Painter Hikari Shimoda Has ‘Questions For Living in This World’

“Denying God and living in reality is always accompanied by anxiety,” says Japanese painter Hikari Shimoda, whose latest solo show, Questions for Living in the World, runs through Dec. 23, 2023, at Corey Helford Gallery in downtown Los Angeles.

Sparkling and sweet, Questions for Living in the World presents a range of mesmerizing new works from Hikari’s manga-inspired series Whereabouts of God. “I continue to create works using the theme of how we live in this world of sorrow, loneliness, and salvation,” Hikari says of the new work. “This time, by juxtaposing the themes that I’ve created so far, I would like to create an exhibition that cross-cuts and expresses people living in the present age.”

The latest exhibition from Hikari Shimoda presents a range of mesmerizing new works from the Japanese artist’s manga-inspired series ‘Whereabouts of God.’
‘God is Dead, But… #15’

Hikari’s first exhibition at Corey Helford, Fantastic Planet, Goodbye Man (2014), introduced her work to the international art scene; since then, she’s become one of the most recognized artists to rise from Japan’s new contemporary painters movement.
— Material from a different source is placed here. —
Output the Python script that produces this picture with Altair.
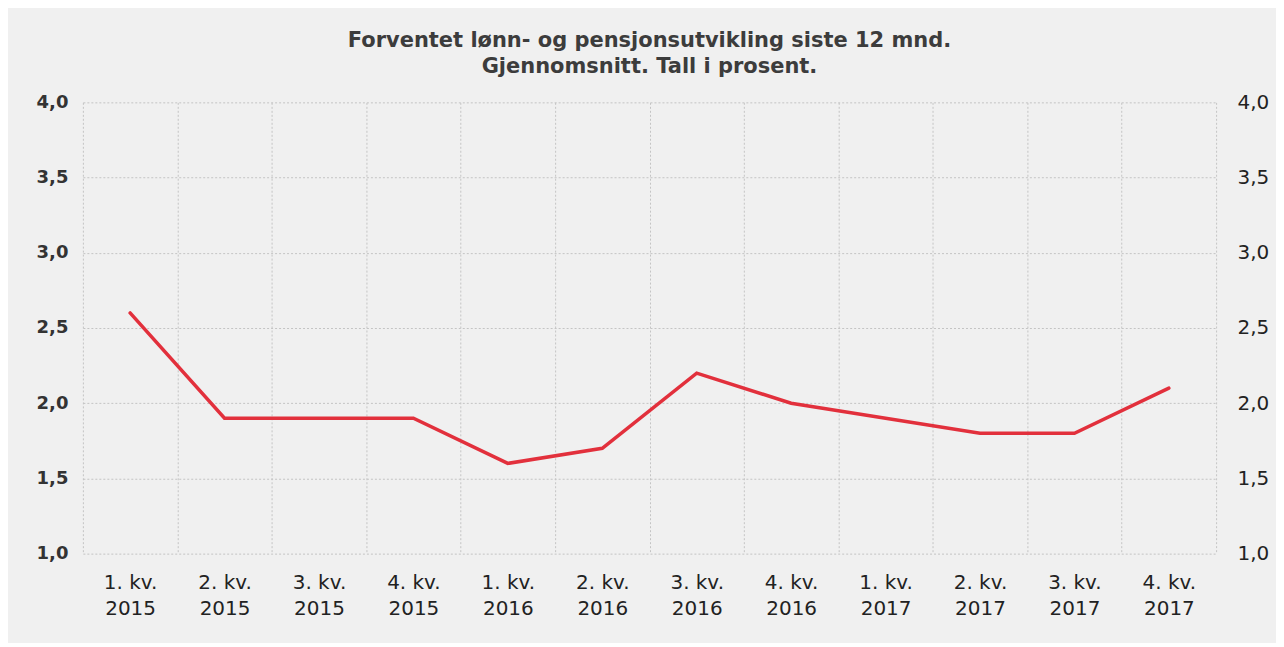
import altair as alt
import pandas as pd

quarters = ["1. kv. 2015", "2. kv. 2015", "3. kv. 2015", "4. kv. 2015",
            "1. kv. 2016", "2. kv. 2016", "3. kv. 2016", "4. kv. 2016",
            "1. kv. 2017", "2. kv. 2017", "3. kv. 2017", "4. kv. 2017"]
values = [2.6, 1.9, 1.9, 1.9, 1.6, 1.7, 2.2, 2.0, 1.9, 1.8, 1.8, 2.1]
y_ticks = [1.0, 1.5, 2.0, 2.5, 3.0, 3.5, 4.0]

df = pd.DataFrame({"q": quarters, "v": values})

FONT = "DejaVu Sans"
label_expr_y = "replace(format(datum.value, '.1f'), '.', ',')"

x_enc = alt.X(
    "q:N", sort=quarters, bandPosition=0.5,
    scale=alt.Scale(type="band", paddingInner=0, paddingOuter=0),
    axis=alt.Axis(title=None, tickBand="extent", grid=True, gridColor="#c4c4c4",
                  gridDash=[2, 2], gridWidth=1, ticks=False, domain=False,
                  labelAngle=0, labelFont=FONT, labelFontSize=20, labelColor="#222222",
                  labelPadding=19, labelLineHeight=26, labelBaseline="top",
                  labelExpr="[slice(datum.label, 0, 6), slice(datum.label, 7)]"),
)

y_scale = alt.Scale(domain=[1, 4], nice=False, zero=False)

left = alt.Chart(df).mark_line(color="#e2303c", strokeWidth=3.5, strokeCap="round",
                               strokeJoin="miter").encode(
    x=x_enc,
    y=alt.Y("v:Q", scale=y_scale,
            axis=alt.Axis(title=None, values=y_ticks, orient="left", grid=True,
                          gridColor="#c4c4c4", gridDash=[2, 2], gridWidth=1,
                          ticks=False, domain=False, labelFont=FONT, labelFontSize=18,
                          labelFontWeight="bold", labelColor="#333333", labelPadding=15,
                          labelExpr=label_expr_y)),
)

right = alt.Chart(df).mark_line(opacity=0).encode(
    x=x_enc,
    y=alt.Y("v:Q", scale=y_scale,
            axis=alt.Axis(title=None, values=y_ticks, orient="right", grid=False,
                          ticks=False, domain=False, labelFont=FONT, labelFontSize=20,
                          labelColor="#222222", labelPadding=21,
                          labelExpr=label_expr_y)),
)

chart = alt.layer(left, right).resolve_scale(y="independent").properties(
    width=1135, height=452,
    autosize=alt.AutoSizeParams(type="none"),
    padding={"left": 75, "top": 94, "right": 60, "bottom": 89},
    background="#f0f0f0",
    title=alt.TitleParams(
        text=["Forventet lønn- og pensjonsutvikling siste 12 mnd.",
              "Gjennomsnitt. Tall i prosent."],
        font=FONT, fontSize=21, fontWeight="bold", color="#3c3c3c",
        anchor="middle", lineHeight=26, offset=15,
    ),
).configure_view(stroke=None)

chart.save("out.html", embed_options={"renderer": "svg", "actions": False})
Questions for Living in the World follows Hikari’s 2022 exhibition at Corey Helford, Fight to Live in the Void.

“‘God is dead’ are the words of philosopher Friedrich Nietzsche,” says Hikari, explaining the idea behind her series Whereabouts of God. “Keep asking what the truth is and keep looking…it’s a painful task that requires a huge amount of energy. My series conceptually depicts the mental image of a person seeking the truth and the challenges that brings. In some of the paintings, you’ll see a scar on the neck of the young boys, which looks like light coming through, and this is meant to express the idea that things become clearer over time.”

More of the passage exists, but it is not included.